Innovationen aus der Box
Viele Komponenten, die heute für uns beinahe selbstverständlich zur Ausstattung vieler Wagen gehören, kommen aus dem Rennstall. Ein Allradantrieb beispielsweise wurde zuerst bei Rennwagen eingesetzt. Erstes Modell war hier der Spyker 60 H.P. 1903, bekanntestes Beispiel ist aber der „Ur-Quattro“ von 1980, mit dem Audi den Rallysport revolutionierte. 2018 war in jedem fünften Neuwagen diese Antriebsform verbaut. Die mittlerweile zum Standard gewordene Benzindirekteinspritzung wurde ebenfalls ursprünglich für den Motorsport entwickelt. Auch die leistungsstarken Keramikbremsen, die in den kommenden Jahren zunehmend auch in Serienfahrzeugen der oberen Mittelklasse eingesetzt werden sollen, stammen aus dem Rennsport.
Gemeinsame Ziele
Das funktioniert nur, weil die Herausforderungen, denen Entwickler sich bei der Gestaltung neuer Motoren und Getriebe entgegensehen, sich ähneln – ganz gleich, ob das Auto im Nürburgring oder in einem Nürnberger Kreisverkehr glänzen soll. So schont ein geringer Verbrauch bei Serienfahrzeugen Umwelt und Geldbeutel. Auf der Rennstrecke ermöglicht er Einsparungen beim Gewicht durch weniger Tankfüllung oder reduziert die benötigte Anzahl an Boxenstopps. Die Ausrichtung des Fahrzeugdesigns auf Aerodynamik hat ihre Wurzeln ebenfalls im Motorsport und wurde erst später für das Design von Serienfahrzeugen übernommen.

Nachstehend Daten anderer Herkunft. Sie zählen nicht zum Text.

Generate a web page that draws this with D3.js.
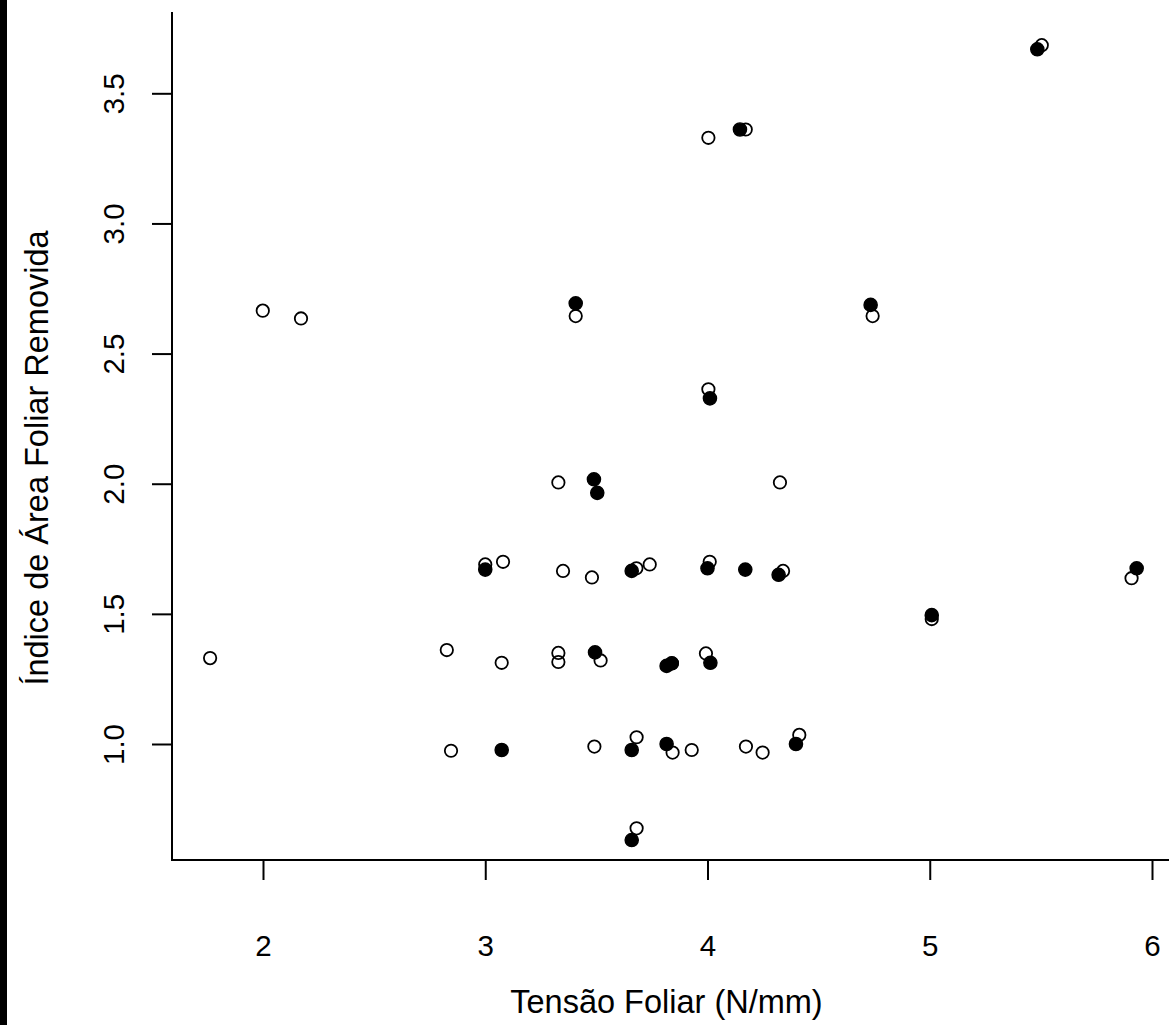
<!DOCTYPE html>
<html>
<head>
<meta charset="utf-8">
<script src="https://cdn.jsdelivr.net/npm/d3@7/dist/d3.min.js"></script>
<style>
  html, body { margin: 0; padding: 0; background: #ffffff; }
  svg { display: block; }
  text { font-family: "Liberation Sans", Arial, sans-serif; fill: #000; }
</style>
</head>
<body>
<svg id="chart" width="1169" height="1025"></svg>
<script>
// ---- data ----
const tensaoAberto = [1.762, 1.999, 2.171, 2.827, 2.846, 3.00, 3.08, 3.074, 3.329, 3.329, 3.329, 3.35, 3.407, 3.48, 3.491, 3.519, 3.68, 3.681, 3.681, 3.74, 3.843, 3.84, 3.929, 3.993, 4.004, 4.004, 4.01, 4.172, 4.173, 4.248, 4.326, 4.34, 4.413, 4.743, 5.009, 5.504, 5.908];
const indiceAberto = [1.330, 2.665, 2.635, 1.361, 0.974, 1.69, 1.70, 1.312, 1.350, 1.315, 2.005, 1.665, 2.644, 1.64, 0.990, 1.321, 1.675, 1.026, 0.676, 1.69, 0.967, 1.31, 0.977, 1.348, 3.329, 2.363, 1.70, 3.361, 0.990, 0.967, 2.005, 1.665, 1.035, 2.644, 1.480, 3.685, 1.637];

const tensaoCheio = [3.00, 3.074, 3.407, 3.489, 3.504, 3.494, 3.659, 3.659, 3.659, 3.816, 3.839, 3.816, 4.000, 4.011, 4.013, 4.146, 4.17, 4.32, 4.398, 4.734, 5.009, 5.484, 5.931];
const indiceCheio = [1.67, 0.977, 2.693, 2.017, 1.965, 1.352, 1.665, 0.977, 0.631, 1.300, 1.310, 1.000, 1.675, 2.328, 1.312, 3.361, 1.67, 1.65, 1.000, 2.687, 1.495, 3.669, 1.675];

const xTicks = [2, 3, 4, 5, 6];
const yTicks = [1.0, 1.5, 2.0, 2.5, 3.0, 3.5];
const xTitle = "Tensão Foliar (N/mm)";
const yTitle = "Índice de Área Foliar Removida";

(function () {
  const svg = d3.select("#chart");
  const W = 1169, H = 1025;
  const pLeft = 172, pBottom = 860, pTop = 12, pRight = 1174;

  svg.append("rect").attr("x", 0).attr("y", 0).attr("width", W).attr("height", H).attr("fill", "#fff");
  svg.append("rect").attr("x", 0).attr("y", 0).attr("width", 7).attr("height", H).attr("fill", "#000");

  const x = d3.scaleLinear().domain([2, 6]).range([263, 1152]);
  const y = d3.scaleLinear().domain([1, 3.5]).range([744, 93.3]);

  // L-shaped box
  svg.append("path")
    .attr("d", `M${pLeft},${pTop}V${pBottom}H${pRight}`)
    .attr("fill", "none").attr("stroke", "#000").attr("stroke-width", 2);

  // x axis
  const gx = svg.append("g").attr("transform", `translate(0,${pBottom})`)
    .call(d3.axisBottom(x).tickValues(xTicks).tickSize(20).tickFormat(d3.format("d")));
  gx.select(".domain").remove();
  gx.selectAll(".tick line").attr("stroke", "#000").attr("stroke-width", 2);
  gx.selectAll(".tick text").attr("y", 96).attr("dy", null)
    .style("font-size", "29.5px").style("font-family", "'Liberation Sans', Arial, sans-serif").attr("fill", "#000");

  // y axis
  const gy = svg.append("g").attr("transform", `translate(${pLeft},0)`)
    .call(d3.axisLeft(y).tickValues(yTicks).tickSize(20).tickFormat(d3.format(".1f")));
  gy.select(".domain").remove();
  gy.selectAll(".tick line").attr("stroke", "#000").attr("stroke-width", 2);
  gy.selectAll(".tick text")
    .attr("x", null).attr("dy", null)
    .attr("text-anchor", "middle")
    .attr("transform", "translate(-48,0) rotate(-90)")
    .style("font-size", "29.5px").style("font-family", "'Liberation Sans', Arial, sans-serif").attr("fill", "#000");

  // titles
  svg.append("text").attr("x", 666.5).attr("y", 1013).attr("text-anchor", "middle")
    .style("font-size", "32.5px").text(xTitle);
  svg.append("text").attr("transform", "translate(48,458) rotate(-90)").attr("text-anchor", "middle")
    .style("font-size", "32.5px").text(yTitle);

  // points
  const aberto = tensaoAberto.map((v, i) => ({ x: v, y: indiceAberto[i] }));
  const cheio = tensaoCheio.map((v, i) => ({ x: v, y: indiceCheio[i] }));

  svg.append("g").selectAll("circle").data(aberto).join("circle")
    .attr("cx", d => x(d.x)).attr("cy", d => y(d.y)).attr("r", 6.2)
    .attr("fill", "none").attr("stroke", "#000").attr("stroke-width", 1.8);

  svg.append("g").selectAll("circle").data(cheio).join("circle")
    .attr("cx", d => x(d.x)).attr("cy", d => y(d.y)).attr("r", 6.6)
    .attr("fill", "#000").attr("stroke", "#000").attr("stroke-width", 1.4);
})();
</script>
</body>
</html>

Auf der Rennstrecke in die Zukunft fahren
Auch heute lässt sich auf während der vielfältigen Motorsportveranstaltungen die Serientechnik von Morgen bestaunen. In keinem Bereich bemühen sich die Autobauer derzeit so sehr um Innovation wie bei der Elektromobilität. Um die Antriebe an ihre Leistungsgrenzen zu bringen, eignen sich ebenfalls Rennserien und -ligen. Die Formel E ist dabei wohl das bekannteste Motorsport Ereignis, 2021 soll auch die Rallycross-WM erstmals mit Elektroautos stattfinden. Selbst für den Bereich autonomes Fahren, das nur ganz allmählich über immer komplexere Fahrassistenzsysteme Einzug in die Entwicklung von Serienmodellen nimmt, gibt es ein Motorsportrennen: Beim Roborace treten selbstfahrende Autos gegeneinander an. Im Alltag ist selbstfahrendes Fahren genau wie ein mehrheitlich auf Elektromobilität setzender Verkehr zurzeit noch Zukunftsmusik – wenn das irgendwann aber nicht mehr so sein sollte, dann werden wir das auch den Ingenieuren aus dem Rennsport zu verdanken haben.